Punk Glam (Red Carpet Punk Fusion)
This is where punk meets editorial. Think Met Gala, think runway. Black lipstick looks paired with sculpted cheekbones. Dramatic makeup with a punk attitude but polished execution.
The trick is keeping one punk element extreme (the lip, the eye, or the accessory) while making everything else refined. A perfectly blended smokey eye with a clean black lip. Or razor-sharp graphic liner paired with bare, dewy skin. You’re picking one rebellion and committing to it.
FAQ on Punk Makeup Looks
What is punk makeup?
Punk makeup is a high-contrast, rebellious makeup style from the 1970s punk rock scene. It features heavy black eyeliner, pale matte foundation, dark lip color, and intentional imperfection. Siouxsie Sioux and Joan Jett are its most recognized faces.
What products do you need for punk makeup?
The basics: waterproof black kohl pencil, gel eyeliner, matte black eyeshadow, full-coverage pale foundation, and dark matte lipstick. A smudge brush and setting spray round out the kit. Drugstore brands like NYX work fine.
How is punk makeup different from goth makeup?
Punk is raw, messy, and fast. Goth is precise, romantic, and structured. Punk uses smudged kohl and matte textures with zero shimmer. Goth makeup leans into deep purples, burgundies, and carefully blended dramatic contouring.

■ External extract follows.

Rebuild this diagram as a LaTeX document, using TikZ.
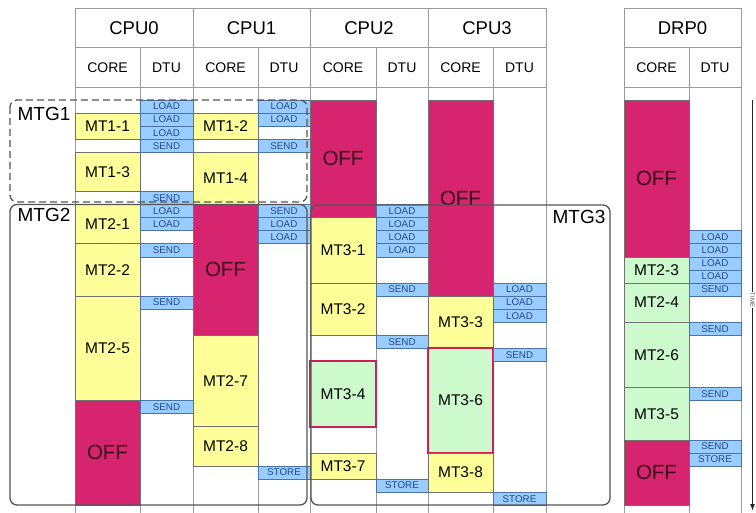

Can you wear punk makeup every day?
Yes. Scale it down to one punk element: a thinner smudged liner, a dark berry lip, or a single dark eye look. Skip the pale foundation for everyday wear and keep the rest minimal.
What skin types work best with punk makeup?
All skin types work. Oily skin holds kohl and gel liner well but needs mattifying primer. Dry skin can struggle with matte foundation cracking, so prepping dry skin with moisturizer before applying a pale base is critical.
How do you keep punk makeup from smudging?
Layer your products: pencil liner first, gel liner over it, matte black shadow pressed on top. Use eyeshadow primer on lids and under the lower lash line. A matte setting spray locks everything. Avoid dewy formulas entirely.
What lip colors are best for punk makeup?
Black, oxblood, deep plum, and black cherry are the classic punk lip shades. Matte formulas stay truest. Use a matching lip liner as a base coat to prevent bleeding, especially against a pale foundation.
Is punk makeup appropriate for work?
A toned-down version works in most professional settings. Swap heavy smudged liner for a precise thin line. Choose a deep berry lip instead of black. One controlled punk element reads as edgy, not costume.
How do you remove heavy punk makeup?
Oil-based cleansers break down waterproof black pigment fastest. Double-cleanse: oil cleanser first to dissolve product, then a gentle foam or gel wash. Removing waterproof formulas requires patience. Never scrub the eye area dry.
What is the easiest punk makeup look for beginners?
Smudged black liner on the upper and lower lash line paired with a dark red lip. Skip the pale foundation. Skip the accessories. Two products, five minutes, and you still read as punk.
Conclusion
Punk makeup looks are built on a handful of core products and a willingness to break the rules. Heavy black eyeliner, pale matte skin, and dark lip color in shades like oxblood or black cherry. That formula has worked since the CBGB days, and it still works now.
The techniques here cover everything from the Siouxsie Sioux eye to neon color blocking and deconstructed lip art. Pick one look or mix elements from several.
Punk was never about perfection. A smudged kohl line and a bitten dark lip say more than a flawless full face ever could.
Grab a gel liner, a matte lipstick shade that scares you a little, and start experimenting. The worst that happens is you wipe it off and try again.